Objective. From the first line of the listing below to the line with "8.58, 8.58];", print each line exactly, and nothing more. Leave out the pictures.

Information shown.

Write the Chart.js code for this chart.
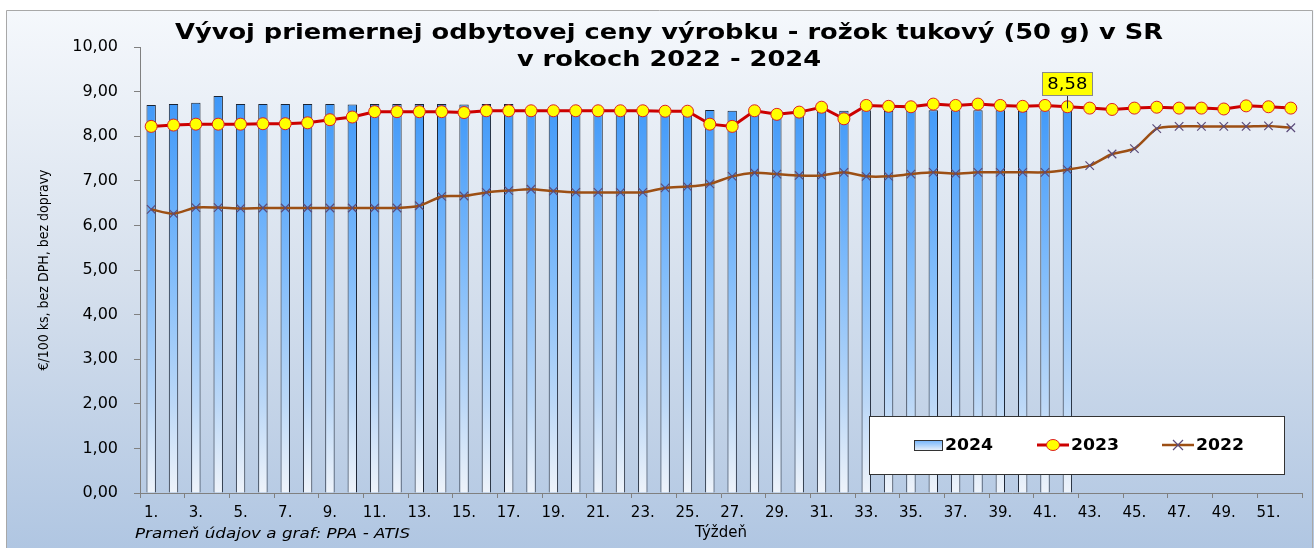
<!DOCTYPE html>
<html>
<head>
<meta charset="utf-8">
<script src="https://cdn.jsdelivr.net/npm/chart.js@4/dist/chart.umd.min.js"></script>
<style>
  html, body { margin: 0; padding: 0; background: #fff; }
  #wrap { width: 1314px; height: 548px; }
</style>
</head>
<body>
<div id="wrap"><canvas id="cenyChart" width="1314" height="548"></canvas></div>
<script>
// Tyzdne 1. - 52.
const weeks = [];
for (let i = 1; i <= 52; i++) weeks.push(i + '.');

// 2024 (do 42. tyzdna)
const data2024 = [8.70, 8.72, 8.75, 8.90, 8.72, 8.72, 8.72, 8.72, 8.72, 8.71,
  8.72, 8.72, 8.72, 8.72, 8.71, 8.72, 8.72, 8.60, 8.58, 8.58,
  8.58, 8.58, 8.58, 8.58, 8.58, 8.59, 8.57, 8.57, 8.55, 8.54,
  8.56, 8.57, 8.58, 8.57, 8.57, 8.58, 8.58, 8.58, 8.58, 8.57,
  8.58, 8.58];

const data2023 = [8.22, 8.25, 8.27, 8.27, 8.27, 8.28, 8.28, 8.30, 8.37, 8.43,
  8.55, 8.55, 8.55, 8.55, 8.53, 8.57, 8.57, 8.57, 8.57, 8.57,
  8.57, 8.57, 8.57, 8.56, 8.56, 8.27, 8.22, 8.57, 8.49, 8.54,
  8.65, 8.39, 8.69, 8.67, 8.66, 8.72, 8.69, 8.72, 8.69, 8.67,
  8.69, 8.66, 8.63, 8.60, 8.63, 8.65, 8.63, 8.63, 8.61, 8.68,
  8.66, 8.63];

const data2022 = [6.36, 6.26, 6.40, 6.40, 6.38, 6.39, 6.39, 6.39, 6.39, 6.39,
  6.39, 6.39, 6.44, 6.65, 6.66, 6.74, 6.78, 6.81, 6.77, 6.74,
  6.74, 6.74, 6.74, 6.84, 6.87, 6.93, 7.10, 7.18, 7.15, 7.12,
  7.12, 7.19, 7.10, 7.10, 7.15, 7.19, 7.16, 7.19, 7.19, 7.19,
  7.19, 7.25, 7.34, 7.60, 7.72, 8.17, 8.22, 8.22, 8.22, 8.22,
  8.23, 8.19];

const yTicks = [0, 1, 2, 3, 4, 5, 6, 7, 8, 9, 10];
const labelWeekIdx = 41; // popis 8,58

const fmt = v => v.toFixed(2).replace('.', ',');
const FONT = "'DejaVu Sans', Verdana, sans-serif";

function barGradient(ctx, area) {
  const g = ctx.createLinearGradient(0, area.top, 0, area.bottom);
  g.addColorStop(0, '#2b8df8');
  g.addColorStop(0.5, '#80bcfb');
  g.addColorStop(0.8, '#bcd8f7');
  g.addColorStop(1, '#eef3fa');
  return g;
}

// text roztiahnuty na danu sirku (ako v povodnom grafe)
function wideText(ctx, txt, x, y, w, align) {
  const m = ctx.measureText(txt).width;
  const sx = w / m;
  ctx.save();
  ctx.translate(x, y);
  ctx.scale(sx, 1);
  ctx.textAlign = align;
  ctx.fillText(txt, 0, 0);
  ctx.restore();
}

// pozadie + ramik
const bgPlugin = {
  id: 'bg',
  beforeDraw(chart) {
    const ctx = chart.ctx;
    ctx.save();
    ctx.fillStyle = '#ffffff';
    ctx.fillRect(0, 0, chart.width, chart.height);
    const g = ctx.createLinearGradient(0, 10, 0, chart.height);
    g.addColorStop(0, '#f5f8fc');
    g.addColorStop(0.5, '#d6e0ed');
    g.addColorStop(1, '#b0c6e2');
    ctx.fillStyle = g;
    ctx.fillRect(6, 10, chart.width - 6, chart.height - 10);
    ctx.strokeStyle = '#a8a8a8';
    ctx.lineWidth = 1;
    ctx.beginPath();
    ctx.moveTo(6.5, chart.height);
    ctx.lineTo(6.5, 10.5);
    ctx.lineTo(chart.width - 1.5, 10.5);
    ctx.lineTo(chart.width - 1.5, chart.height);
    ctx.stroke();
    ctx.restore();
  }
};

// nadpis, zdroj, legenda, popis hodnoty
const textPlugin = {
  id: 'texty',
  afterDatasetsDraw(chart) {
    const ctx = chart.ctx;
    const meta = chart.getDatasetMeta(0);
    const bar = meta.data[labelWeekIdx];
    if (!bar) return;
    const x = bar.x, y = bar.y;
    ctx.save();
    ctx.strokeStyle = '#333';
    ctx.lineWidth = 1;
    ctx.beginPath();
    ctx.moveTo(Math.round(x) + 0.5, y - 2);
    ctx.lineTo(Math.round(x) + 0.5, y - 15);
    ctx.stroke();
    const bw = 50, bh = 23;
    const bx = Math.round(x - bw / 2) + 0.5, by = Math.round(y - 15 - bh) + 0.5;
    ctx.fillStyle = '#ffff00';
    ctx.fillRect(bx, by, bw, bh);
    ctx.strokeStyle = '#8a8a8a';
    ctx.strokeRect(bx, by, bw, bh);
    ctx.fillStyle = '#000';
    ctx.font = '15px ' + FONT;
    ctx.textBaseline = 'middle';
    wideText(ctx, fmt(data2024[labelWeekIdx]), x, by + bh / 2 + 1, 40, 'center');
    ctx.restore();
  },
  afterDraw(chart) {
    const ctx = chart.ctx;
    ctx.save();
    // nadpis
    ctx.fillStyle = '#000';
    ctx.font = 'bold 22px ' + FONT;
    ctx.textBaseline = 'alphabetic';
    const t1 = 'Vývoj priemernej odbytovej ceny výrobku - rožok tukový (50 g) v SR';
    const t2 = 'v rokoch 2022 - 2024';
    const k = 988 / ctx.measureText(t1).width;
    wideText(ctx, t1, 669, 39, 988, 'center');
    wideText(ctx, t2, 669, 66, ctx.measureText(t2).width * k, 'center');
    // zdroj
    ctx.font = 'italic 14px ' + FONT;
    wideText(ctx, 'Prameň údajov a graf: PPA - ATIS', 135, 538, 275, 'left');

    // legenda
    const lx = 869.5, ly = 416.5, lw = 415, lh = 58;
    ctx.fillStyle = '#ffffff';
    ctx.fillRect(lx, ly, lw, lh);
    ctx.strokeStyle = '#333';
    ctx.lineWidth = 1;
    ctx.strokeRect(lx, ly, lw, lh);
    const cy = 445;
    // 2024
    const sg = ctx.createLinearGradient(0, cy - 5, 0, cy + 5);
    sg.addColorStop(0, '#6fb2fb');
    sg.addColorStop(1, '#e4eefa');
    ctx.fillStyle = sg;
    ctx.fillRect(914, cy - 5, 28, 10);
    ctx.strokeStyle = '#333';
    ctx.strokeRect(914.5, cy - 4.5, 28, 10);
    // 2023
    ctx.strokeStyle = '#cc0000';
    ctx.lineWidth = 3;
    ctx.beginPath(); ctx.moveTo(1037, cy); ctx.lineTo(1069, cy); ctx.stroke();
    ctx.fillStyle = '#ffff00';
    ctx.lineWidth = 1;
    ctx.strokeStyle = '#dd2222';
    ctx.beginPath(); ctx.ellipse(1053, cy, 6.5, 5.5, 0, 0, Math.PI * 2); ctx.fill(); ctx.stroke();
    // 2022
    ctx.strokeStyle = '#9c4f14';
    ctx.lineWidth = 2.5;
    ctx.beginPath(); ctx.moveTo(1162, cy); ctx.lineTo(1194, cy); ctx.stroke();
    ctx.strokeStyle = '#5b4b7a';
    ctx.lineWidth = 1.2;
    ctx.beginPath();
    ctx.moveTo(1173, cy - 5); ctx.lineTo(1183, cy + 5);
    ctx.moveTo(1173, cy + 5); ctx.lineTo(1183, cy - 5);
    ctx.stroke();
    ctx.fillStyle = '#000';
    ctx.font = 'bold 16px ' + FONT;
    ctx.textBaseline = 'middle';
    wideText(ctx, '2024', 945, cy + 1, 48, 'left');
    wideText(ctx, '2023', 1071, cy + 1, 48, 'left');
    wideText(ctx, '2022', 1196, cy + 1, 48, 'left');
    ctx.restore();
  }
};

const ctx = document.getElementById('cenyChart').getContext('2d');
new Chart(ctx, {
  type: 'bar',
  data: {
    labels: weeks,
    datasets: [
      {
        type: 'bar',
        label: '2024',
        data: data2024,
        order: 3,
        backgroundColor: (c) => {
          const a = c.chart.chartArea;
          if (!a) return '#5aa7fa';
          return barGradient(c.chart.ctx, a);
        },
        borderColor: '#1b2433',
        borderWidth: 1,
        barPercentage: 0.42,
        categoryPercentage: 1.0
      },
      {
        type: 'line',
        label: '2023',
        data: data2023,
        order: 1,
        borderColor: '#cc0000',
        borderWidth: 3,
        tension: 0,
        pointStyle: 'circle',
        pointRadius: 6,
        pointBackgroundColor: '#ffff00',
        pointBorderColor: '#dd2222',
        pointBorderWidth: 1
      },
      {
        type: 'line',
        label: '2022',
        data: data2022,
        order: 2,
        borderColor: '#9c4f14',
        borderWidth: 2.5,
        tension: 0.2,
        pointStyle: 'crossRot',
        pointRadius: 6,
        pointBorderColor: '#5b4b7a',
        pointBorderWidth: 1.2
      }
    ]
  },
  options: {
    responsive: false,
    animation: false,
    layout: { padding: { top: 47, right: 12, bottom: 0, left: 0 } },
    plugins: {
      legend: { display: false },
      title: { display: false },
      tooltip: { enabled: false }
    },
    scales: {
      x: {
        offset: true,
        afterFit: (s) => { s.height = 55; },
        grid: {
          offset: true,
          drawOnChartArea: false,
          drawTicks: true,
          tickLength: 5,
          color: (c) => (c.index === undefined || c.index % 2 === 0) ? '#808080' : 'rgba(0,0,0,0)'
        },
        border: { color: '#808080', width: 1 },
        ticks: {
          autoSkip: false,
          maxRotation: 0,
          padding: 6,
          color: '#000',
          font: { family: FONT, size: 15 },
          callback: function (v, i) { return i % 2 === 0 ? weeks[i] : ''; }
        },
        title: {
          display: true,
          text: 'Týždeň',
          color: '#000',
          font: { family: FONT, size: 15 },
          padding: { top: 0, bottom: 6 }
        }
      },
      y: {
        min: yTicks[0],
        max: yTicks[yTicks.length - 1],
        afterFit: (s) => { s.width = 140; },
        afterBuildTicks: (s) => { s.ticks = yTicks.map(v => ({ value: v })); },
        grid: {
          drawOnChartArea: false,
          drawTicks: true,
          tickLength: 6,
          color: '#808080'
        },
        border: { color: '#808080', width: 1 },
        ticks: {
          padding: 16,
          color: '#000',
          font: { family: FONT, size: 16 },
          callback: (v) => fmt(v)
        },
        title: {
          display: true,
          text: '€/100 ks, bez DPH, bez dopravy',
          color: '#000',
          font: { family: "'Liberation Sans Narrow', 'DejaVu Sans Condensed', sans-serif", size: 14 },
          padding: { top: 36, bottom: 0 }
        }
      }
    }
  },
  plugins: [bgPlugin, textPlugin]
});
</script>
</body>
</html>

Task response.
Write the Chart.js code for this chart.
<!DOCTYPE html>
<html>
<head>
<meta charset="utf-8">
<script src="https://cdn.jsdelivr.net/npm/chart.js@4/dist/chart.umd.min.js"></script>
<style>
  html, body { margin: 0; padding: 0; background: #fff; }
  #wrap { width: 1314px; height: 548px; }
</style>
</head>
<body>
<div id="wrap"><canvas id="cenyChart" width="1314" height="548"></canvas></div>
<script>
// Tyzdne 1. - 52.
const weeks = [];
for (let i = 1; i <= 52; i++) weeks.push(i + '.');

// 2024 (do 42. tyzdna)
const data2024 = [8.70, 8.72, 8.75, 8.90, 8.72, 8.72, 8.72, 8.72, 8.72, 8.71,
  8.72, 8.72, 8.72, 8.72, 8.71, 8.72, 8.72, 8.60, 8.58, 8.58,
  8.58, 8.58, 8.58, 8.58, 8.58, 8.59, 8.57, 8.57, 8.55, 8.54,
  8.56, 8.57, 8.58, 8.57, 8.57, 8.58, 8.58, 8.58, 8.58, 8.57,
  8.58, 8.58];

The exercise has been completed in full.